Great! As you can see, we now have each organizational unit, the ID, and a column for the parent's ID. Though not visualized here, the parent's ID is stored in units$parent$id
. We can easily abstract this logic away into a function:
# grabs the organisation units at the determined level
getOrgUnitLevel <- function(lvl) {
url <- sprintf("https://snisrdc.com/api/organisationUnits.json?filter=level:eq:%d&paging=false&fields=id,name,parent[id]", lvl)
response <- request(url) %>%
req_auth_basic(dhis2.user, password=dhis2.pass) %>%
req_perform() %>%
resp_body_string() %>%
jsonlite::fromJSON()
units <- response$organisationUnits
units$parentID <- units$parent$id
units$parent <- NULL
rm(response)
return(units)
}
Now, for each level, we can simply do a function call! It's easy to see how we can take advantage of this:
# returns a data frame of the entire DHIS2 OrgUnit tree with proper names and
# IDs. Consolidates into an excel-like frame of:
# country -> province -> zone -> area -> facility
getDHIS2OrgUnitTree <- function () {
country <- getOrgUnitLevel(1)
provinces <- getOrgUnitLevel(2)
zones <- getOrgUnitLevel(3)
areas <- getOrgUnitLevel(4)
facilities <- getOrgUnitLevel(5)
combined <- merge(areas, facilities, by.x = "id", by.y = "parentID")

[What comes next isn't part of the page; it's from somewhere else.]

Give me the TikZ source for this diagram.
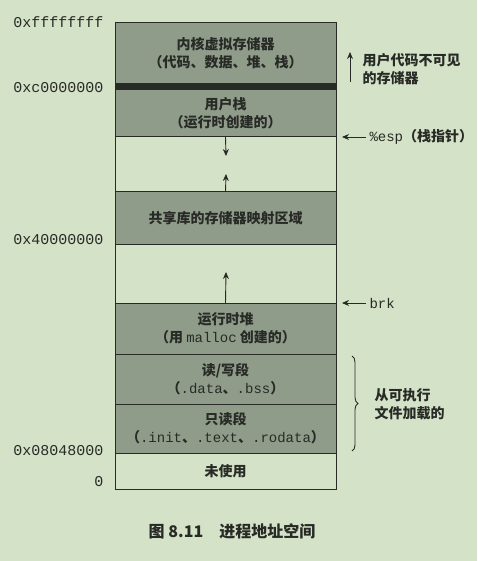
\documentclass[tikz,border=0pt]{standalone}
\usepackage{fontspec}
\setmonofont{Liberation Mono}
\newfontfamily\cjk{Noto Sans CJK SC}
\usetikzlibrary{positioning,arrows.meta,decorations.pathreplacing}
\definecolor{paper}{RGB}{212,226,199}
\definecolor{segfill}{RGB}{143,156,138}
\definecolor{ink}{RGB}{40,42,38}
\newcommand{\mono}[1]{{\ttfamily\mdseries #1}}

\begin{document}
\begin{tikzpicture}[x=1pt,y=-1pt,font=\cjk\bfseries\fontsize{14}{18}\selectfont,text=ink,
  seg/.style={draw=ink,line width=1pt,fill=segfill,minimum width=221pt,inner sep=0pt,outer sep=0pt,align=center},
  hole/.style={seg,fill=paper},
  addr/.style={anchor=east,font=\ttfamily\fontsize{15}{15}\selectfont},
  ptr/.style={-{Stealth[length=7pt,width=6pt]},line width=0.9pt,draw=ink}]
\useasboundingbox[fill=paper] (0,0) rectangle (477,561);
% segments, top down
\node[seg,anchor=north west,minimum height=61pt] (kern) at (115,23) {内核虚拟存储器\\（代码、数据、堆、栈）};
\node[seg,fill=ink,minimum height=6pt,below=0pt of kern] (band) {};
\node[seg,minimum height=47pt,below=0pt of band] (ustack) {用户栈\\（运行时创建的）};
\node[hole,minimum height=55pt,below=0pt of ustack] (gapa) {};
\node[seg,minimum height=52pt,below=0pt of gapa] (shlib) {共享库的存储器映射区域};
\node[hole,minimum height=59pt,below=0pt of shlib] (gapb) {};
\node[seg,minimum height=51pt,below=0pt of gapb] (heap) {运行时堆\\（用 \mono{malloc} 创建的）};
\node[seg,minimum height=50pt,below=0pt of heap] (rwseg) {读/写段\\（\mono{.data}、\mono{.bss}）};
\node[seg,minimum height=49pt,below=0pt of rwseg] (roseg) {只读段\\（\mono{.init}、\mono{.text}、\mono{.rodata}）};
\node[hole,minimum height=36pt,below=0pt of roseg] (unused) {未使用};

% addresses
\foreach \y/\lab in {22/0xffffffff,88/0xc0000000,240/0x40000000,451/0x08048000,482/0}
  \node[addr] (a\y) at (107,\y) {\lab};

% growth arrows
\coordinate (stackend) at (226,156);
\coordinate (libend) at (226,174);
\coordinate (heapend) at (226,272);
\draw[ptr] (ustack.south) -- (stackend);
\draw[ptr] (shlib.north) -- (libend);
\draw[ptr] (heap.north) -- (heapend);

% right side notes
\node[anchor=west,align=left] (hidden) at (359,69) {用户代码不可见\\的存储器};
\coordinate (hidbot) at (350,82);
\coordinate (hidtop) at (350,52);
\draw[ptr] (hidbot) -- (hidtop);
\node[anchor=west] (esp) at (366,137) {\mono{\%esp}（栈指针）};
\coordinate (espend) at (342,137);
\draw[ptr] (esp.west) -- (espend);
\node[anchor=west] (brk) at (366,303) {\mono{brk}};
\coordinate (brkend) at (342,303);
\draw[ptr] (brk.west) -- (brkend);
\draw[decorate,decoration={brace,amplitude=6pt},line width=0.9pt,draw=ink]
  ([xshift=16pt,yshift=-2pt]rwseg.north east) -- ([xshift=16pt,yshift=2pt]roseg.south east);
\node[anchor=west,align=left] (loaded) at ([xshift=35pt]rwseg.south east) {从可执行\\文件加载的};

\node[font=\cjk\bfseries\fontsize{16}{16}\selectfont] (cap) at (232,531) {图 8.11\quad 进程地址空间};
\end{tikzpicture}
\end{document}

names(combined) <- c("ha_code", "ha_name", "parentID", "hf_name", "hf_code")
combined <- merge(zones, combined, by.x = "id", by.y = "parentID")
names(combined) <- c("hz_code", "hz_name", "parentID", "ha_code", "ha_name","hf_name", "hf_code")
combined <- merge(provinces, combined, by.x = "id", by.y = "parentID")
names(combined) <- c("prov_code", "prov_name", "parentID", "hz_code", "hz_name", "ha_code", "ha_name","hf_name", "hf_code")
combined <- merge(country, combined, by.x = "id", by.y = "parentID")
names(combined) <- c("country_code", "country_name", "prov_code", "prov_name", "hz_code", "hz_name", "ha_code", "ha_name","hf_name", "hf_code")
rm(country, provinces, zones, areas, facilities)
return (combined)
}
With a few HTTP queries from a single function call, we now have access to the entire SNIS RDC pyramid. Huzzah!
# Grab the SNIS RDC Health Pyramid
OrgUnits <- getDHIS2OrgUnitTree()
In a future post, I'll look at how to use this org unit tree to begin creating a time-series database for different data elements. Until then, ciao!